К этому времени потерпевший сделал выводы из своего катастрофического поражения. 15 ноября 1915 года он заявил о своей отставке и в чине майора отправился на Западный фронт, где принял командование гвардейскими гренадерами. Примечательно — и это говорит в пользу его личных качеств, — что ему удалось преодолеть недоверие солдат-фронтовиков к незваному «политику». Своеобразная выправка, воодушевление, которое его никогда не оставляло, неизменно доброе расположение духа остались в памяти фронтовиков, которые были с ним рядом и в окопах, и на поле сражения. Он писал одному из своих друзей, что «ведет веселую жизнь с милыми людьми, абсолютно счастлив и свободен от забот и не может вспомнить, переживал ли еще когда-нибудь такие приятные три недели». Это настроение становится понятнее, если рассматривать его на фоне полного краха Дарданелльской операции. При маниакально-депрессивной предрасположенности Черчилля полугодовое интермеццо на Западном фронте было, пожалуй, единственным тоником, способным помочь выбраться из пропасти. Действительно, на Фландрском фронте при Плугстрете он возбужден, но в отличном настроении, увлеченно руководит своими подчиненными, которыми теперь являются шотландские стрелки; как командир он умел разбавить монотонность окопной войны самовольными ночными огневыми налетами. Глубокое, вызывающее слезы волнение охватывает его всегда, когда он говорит о дарданелльской истории. Для него это была не просто «производственная травма». Молниеносной победой на юго-востоке он хотел вписать себя на все времена в книгу истории, но это поражение заставило его самого усомниться в том, будет ли еще когда-нибудь достигнута высшая цель его жизни.

«Жевать колючую проволоку» долгое время было не по душе Черчиллю. Уже в марте 1916 года он одним махом оказывается в Лондоне, чтобы разузнать обстановку; но когда он произносит в парламенте речь, в которой ратует за возвращение лорда Фишера, многочисленные критики получают лишь новое доказательство его неспособности правильно оценить обстановку. В мае 1916 года он окончательно возвращается в Англию и теперь связывает все свои надежды со старым боевым товарищем Дэвидом Ллойд Джорджем, который между тем стал во главе военного министерства. Однако сопротивление консерваторов все еще очень сильно; весь следующий год он находится вне службы, созерцая, как другие суетятся вокруг войны, которая вступила в четвертый, мучительный год и которую, по его убеждению, можно выиграть только действительно гениальным вдохновением.
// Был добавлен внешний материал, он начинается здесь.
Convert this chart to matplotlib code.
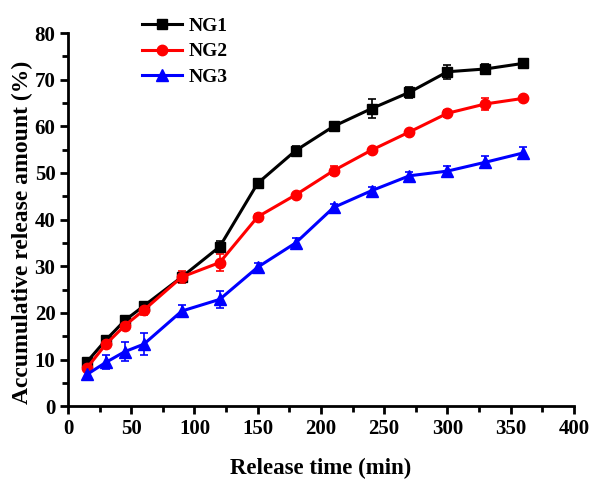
import matplotlib
matplotlib.use('Agg')
import matplotlib.pyplot as plt
from matplotlib.lines import Line2D
from matplotlib.ticker import MultipleLocator

# release time points (min)
time_min = [15, 30, 45, 60, 90, 120, 150, 180, 210, 240, 270, 300, 330, 360]

ng1 = [9.5, 14.2, 18.4, 21.5, 27.7, 34.2, 47.8, 54.8, 60.0, 63.8, 67.3, 71.7, 72.3, 73.5]
ng1_err = [0.5, 0.5, 0.6, 0.6, 0.8, 1.2, 0.6, 1.0, 0.8, 2.0, 1.2, 1.5, 1.0, 0.6]

ng2 = [8.2, 13.3, 17.3, 20.6, 27.7, 30.8, 40.6, 45.3, 50.5, 54.9, 58.8, 62.8, 64.8, 66.0]
ng2_err = [0.5, 0.8, 0.8, 1.0, 1.2, 1.8, 0.5, 0.5, 0.9, 0.5, 0.5, 0.8, 1.2, 0.5]

ng3 = [6.8, 9.4, 11.7, 13.3, 20.4, 22.9, 29.8, 35.0, 42.6, 46.2, 49.4, 50.4, 52.3, 54.3]
ng3_err = [1.0, 1.5, 2.0, 2.4, 1.2, 1.8, 1.0, 1.0, 0.8, 0.8, 0.9, 1.0, 1.3, 1.3]

plt.rcParams['font.family'] = ['Liberation Serif', 'DejaVu Serif']
plt.rcParams['font.weight'] = 'bold'

fig = plt.figure(figsize=(5.91, 4.79), dpi=100)
ax = fig.add_axes([0.115, 0.152, 0.856, 0.779])

series = [
    ('NG1', ng1, ng1_err, 'black', 's', 7),
    ('NG2', ng2, ng2_err, 'red', 'o', 7.5),
    ('NG3', ng3, ng3_err, 'blue', '^', 8),
]
handles = []
for name, vals, err, col, mk, ms in series:
    ax.errorbar(time_min, vals, yerr=err, color=col, marker=mk, markersize=ms,
                linewidth=2.2, elinewidth=1.2, capsize=3, capthick=1.2)
    handles.append(Line2D([], [], color=col, marker=mk, markersize=ms,
                          linewidth=2.2, label=name))

ax.set_xlim(0, 400)
ax.set_ylim(0, 80)
ax.xaxis.set_major_locator(MultipleLocator(50))
ax.xaxis.set_minor_locator(MultipleLocator(25))
ax.yaxis.set_major_locator(MultipleLocator(10))
ax.yaxis.set_minor_locator(MultipleLocator(5))

for side in ('top', 'right'):
    ax.spines[side].set_visible(False)
for side in ('left', 'bottom'):
    ax.spines[side].set_linewidth(2)

ax.tick_params(which='major', direction='out', length=6, width=2, labelsize=15, pad=3)
ax.tick_params(which='minor', direction='out', length=4, width=2)
for lbl in ax.get_xticklabels() + ax.get_yticklabels():
    lbl.set_fontweight('bold')

ax.set_xlabel('Release time (min)', fontsize=16.5, fontweight='bold', labelpad=14)
ax.set_ylabel('Accumulative release amount (%)', fontsize=17, fontweight='bold')
ax.yaxis.set_label_coords(-0.069, 0.465)

ax.legend(handles=handles, loc='upper left', bbox_to_anchor=(0.13, 1.063), frameon=False,
          prop={'weight': 'bold', 'size': 14}, handlelength=2.1, handletextpad=0.3,
          labelspacing=0.4, borderaxespad=0)

fig.savefig('out.png', dpi=100)
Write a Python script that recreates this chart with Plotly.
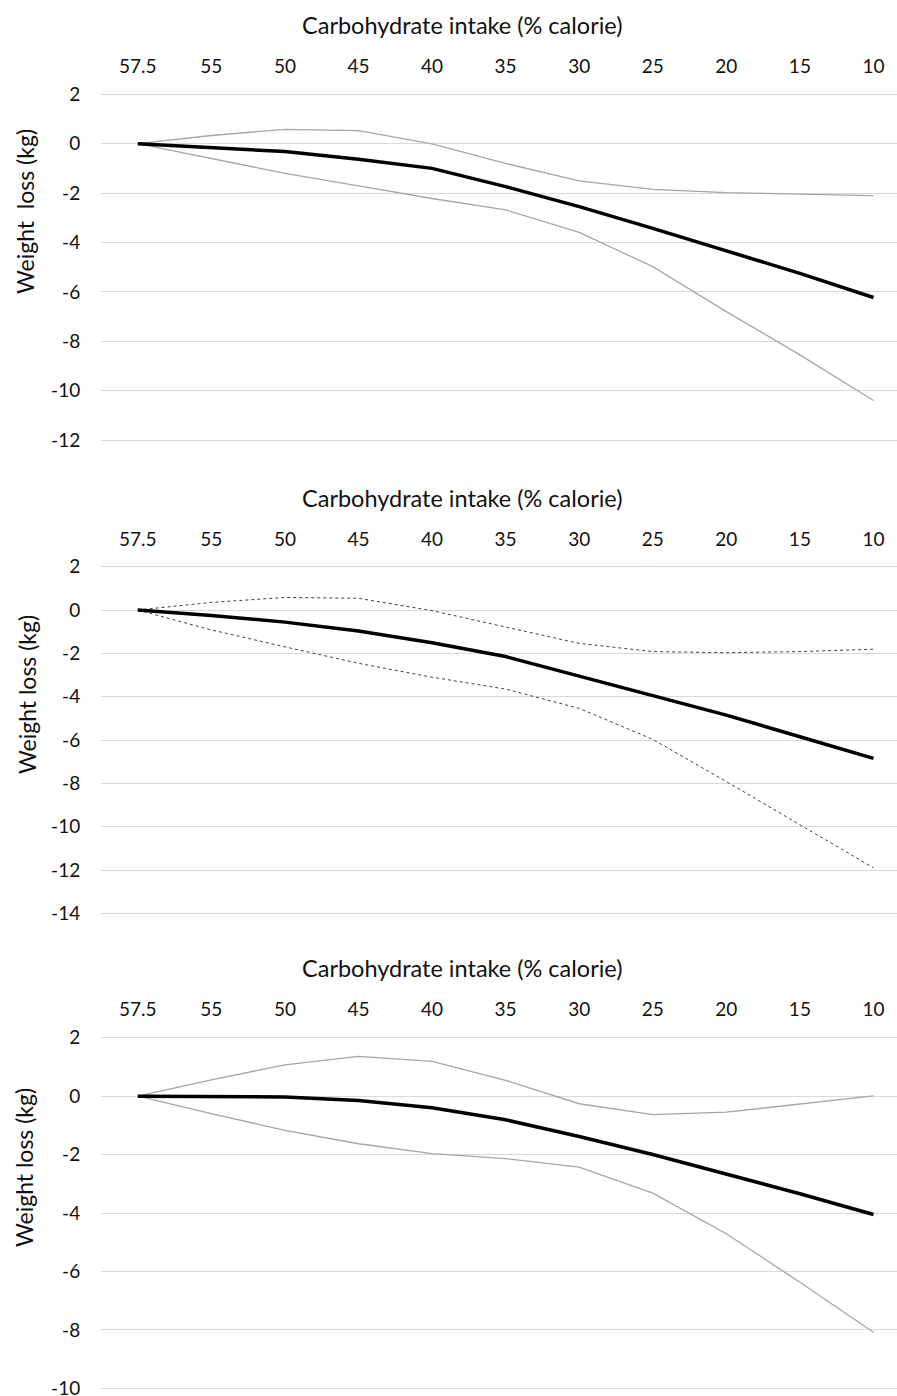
import plotly.graph_objects as go

W, H = 897, 1396

categories = ["57.5", "55", "50", "45", "40", "35", "30", "25", "20", "15", "10"]

# Panel 1
p1_mean = [0, -0.15, -0.32, -0.63, -1.0, -1.74, -2.55, -3.43, -4.33, -5.25, -6.23]
p1_upper = [0, 0.33, 0.58, 0.53, -0.01, -0.8, -1.51, -1.85, -1.98, -2.03, -2.1]
p1_lower = [0, -0.6, -1.2, -1.71, -2.22, -2.68, -3.59, -4.98, -6.8, -8.55, -10.4]
p1_ticks = [2, 0, -2, -4, -6, -8, -10, -12]

# Panel 2
p2_mean = [0, -0.25, -0.56, -0.97, -1.51, -2.15, -3.05, -3.97, -4.85, -5.85, -6.85]
p2_upper = [0, 0.35, 0.58, 0.54, -0.03, -0.77, -1.54, -1.92, -1.97, -1.92, -1.81]
p2_lower = [0, -0.92, -1.7, -2.46, -3.1, -3.65, -4.54, -5.97, -7.92, -9.92, -11.9]
p2_ticks = [2, 0, -2, -4, -6, -8, -10, -12, -14]

# Panel 3
p3_mean = [0, 0, -0.03, -0.15, -0.4, -0.81, -1.38, -2.0, -2.66, -3.34, -4.05]
p3_upper = [0, 0.56, 1.07, 1.36, 1.19, 0.54, -0.26, -0.63, -0.55, -0.28, 0.01]
p3_lower = [0, -0.6, -1.17, -1.63, -1.97, -2.14, -2.43, -3.32, -4.71, -6.37, -8.08]
p3_ticks = [2, 0, -2, -4, -6, -8, -10]

x_title = "Carbohydrate intake (% calorie)"
y_titles = ["Weight  loss (kg)", "Weight loss (kg)", "Weight loss (kg)"]

FONT = "Lato"
TXT = "#111111"
GRID = "#d9d9d9"
GRAY = "#a6a6a6"

panels = [
    dict(mean=p1_mean, up=p1_upper, lo=p1_lower, ticks=p1_ticks, rng=[-12.1, 2.1],
         top=91.8, bot=442.5, title_y=25, ytitle_y=212, ytitle_x=25, ci_style="solid"),
    dict(mean=p2_mean, up=p2_upper, lo=p2_lower, ticks=p2_ticks, rng=[-14.1, 2.1],
         top=564.5, bot=915.5, title_y=498, ytitle_y=695, ytitle_x=27, ci_style="dot"),
    dict(mean=p3_mean, up=p3_upper, lo=p3_lower, ticks=p3_ticks, rng=[-10.1, 2.1],
         top=1034.8, bot=1391.2, title_y=968, ytitle_y=1168, ytitle_x=24, ci_style="solid"),
]

fig = go.Figure()
annotations = []
x_left = 101 / W

for i, p in enumerate(panels, start=1):
    xa = "x" if i == 1 else f"x{i}"
    ya = "y" if i == 1 else f"y{i}"
    if p["ci_style"] == "dot":
        ci_line = dict(color="#404040", width=1, dash="dot")
    else:
        ci_line = dict(color=GRAY, width=1.3)
    fig.add_trace(go.Scatter(x=categories, y=p["up"], mode="lines", line=ci_line,
                             xaxis=xa, yaxis=ya, showlegend=False))
    fig.add_trace(go.Scatter(x=categories, y=p["lo"], mode="lines", line=ci_line,
                             xaxis=xa, yaxis=ya, showlegend=False))
    fig.add_trace(go.Scatter(x=categories, y=p["mean"], mode="lines",
                             line=dict(color="black", width=3.5),
                             xaxis=xa, yaxis=ya, showlegend=False))

    dom = [1 - p["bot"] / H, 1 - p["top"] / H]
    xkey = "xaxis" if i == 1 else f"xaxis{i}"
    ykey = "yaxis" if i == 1 else f"yaxis{i}"
    fig.update_layout(**{
        xkey: dict(domain=[x_left, 1], anchor=ya, side="top", type="category",
                   categoryorder="array", categoryarray=categories,
                   range=[-0.5, 10.32], showgrid=False, zeroline=False,
                   showline=False, ticks="outside", ticklen=10,
                   tickcolor="rgba(0,0,0,0)", automargin=False,
                   ticklabeloverflow="allow",
                   tickfont=dict(family=FONT, size=19, color=TXT),
                   fixedrange=True),
        ykey: dict(domain=dom, anchor=xa, range=p["rng"],
                   tickmode="array", tickvals=p["ticks"],
                   ticktext=[str(t) for t in p["ticks"]],
                   showgrid=True, gridcolor=GRID, gridwidth=1.2, zeroline=False,
                   showline=False, ticks="outside", ticklen=16,
                   tickcolor="rgba(0,0,0,0)", automargin=False,
                   ticklabeloverflow="allow",
                   tickfont=dict(family=FONT, size=19, color=TXT),
                   fixedrange=True),
    })
    annotations.append(dict(text=x_title, xref="paper", yref="paper",
                            x=462 / W, y=1 - p["title_y"] / H,
                            xanchor="center", yanchor="middle", showarrow=False,
                            font=dict(family=FONT, size=23.5, color=TXT)))
    annotations.append(dict(text=y_titles[i - 1], xref="paper", yref="paper",
                            x=p["ytitle_x"] / W, y=1 - p["ytitle_y"] / H,
                            xanchor="center", yanchor="middle", showarrow=False,
                            textangle=-90,
                            font=dict(family=FONT, size=23, color=TXT)))

fig.update_layout(width=W, height=H, margin=dict(l=0, r=0, t=0, b=0, autoexpand=False),
                  paper_bgcolor="white", plot_bgcolor="white",
                  annotations=annotations)

post = (
    "document.documentElement.style.margin='0';"
    "document.body.style.margin='0';"
    "document.body.style.overflow='hidden';"
    "var gd=document.getElementsByClassName('plotly-graph-div')[0];"
    "gd.style.position='fixed';gd.style.top='0px';gd.style.left='0px';"
)
fig.write_html("out.html", config={"displayModeBar": False}, post_script=post)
Поворот в пользу Черчилля обозначился лишь тогда, когда в декабре 1916 года Ллойд Джордж заменяет Асквита на посту премьера и решительно начинает интенсификацию военных усилий Британии во всех областях. Но и он, который обязан Черчиллю за содействие в несколько сомнительной «афере Маркони», должен был все же еще считаться с отрицательной позицией консерваторов. В начале 1917 года он постепенно готовит реабилитацию своему подопечному, в связи с чем дает указание обнародовать служебный доклад комиссии по Дарданеллам. В нем лежащая лишь на Черчилле вина распределяется на многих. Вскоре после этого бывшего морского министра с его обзором военного положения в парламенте слушает внимательная и неравнодушная публика. 16 июля 1917 года события развиваются дальше: Ллойд Джордж назначает своего бывшего оруженосца министром вооружения, хотя — с оглядкой на консерваторов — без места и голоса в военном кабинете.

На своем новом посту Черчилль, как обычно, разворачивается в полную силу: он предпринимает организационные мероприятия, которые должны послужить идее собранности и скоординированности министерского управленческого аппарата. И все же его собственная сила состоит не в организации, а в личном участии, принятии решений и энергичном ведении дела. Когда в июле 1918 года начались волнения среди рабочих военных заводов, он проявляет твердость и грозит в Ковентри призывом и отправкой на фронт. Кризис был быстро преодолен, так как одновременно с провалом большого весеннего наступления немцев военное счастье, наконец, обернулось к Англии лицом. В немалой степени такому развитию способствовало массовое применение танков, производство которых Черчилль взял под свой особый контроль. Открытый всему новому и рискованному, он наблюдал за развитием бронированных боевых машин с большим интересом еще в свою бытность морским министром. Теперь ему пришлись кстати практические наблюдения, которые он сделал во Фландрии и которые постоянно освежал во время своих посещений фронта в качестве министра вооружения. Интересно то, что эти ранние и позитивные впечатления от танков Черчилль позже не использовал (во всяком случае, до тех пор, пока Фуллер, Лиддел Харт, де Голль и Гудериан не начали развивать свою «танковую философию»), не понимая до конца значения этого оружия для ведения современных войн. Из этой области деятельности он сделал определенные выводы, но она дала ему значительные преимущества и в другой ситуации. Вступление в войну Соединенных Штатов обусловило тесное сотрудничество с американскими военными; одной из причин было то, что значительная часть отсылавшихся в Европу войск США должна была снабжаться британским министерством вооружения. Используя эту возможность, Черчилль установил тесные личные отношения со своим американским «визави», советником президента и специалистом по вооружению Бернардом Барухом. Для Черчилля эта веревочка в США уже никогда больше не обрывалась, оба они в двадцатых и тридцатых годах постоянно обменивались мнениями и двадцать лет спустя — теперь, правда, уже в другой роли — опять возобновили прежнее партнерство.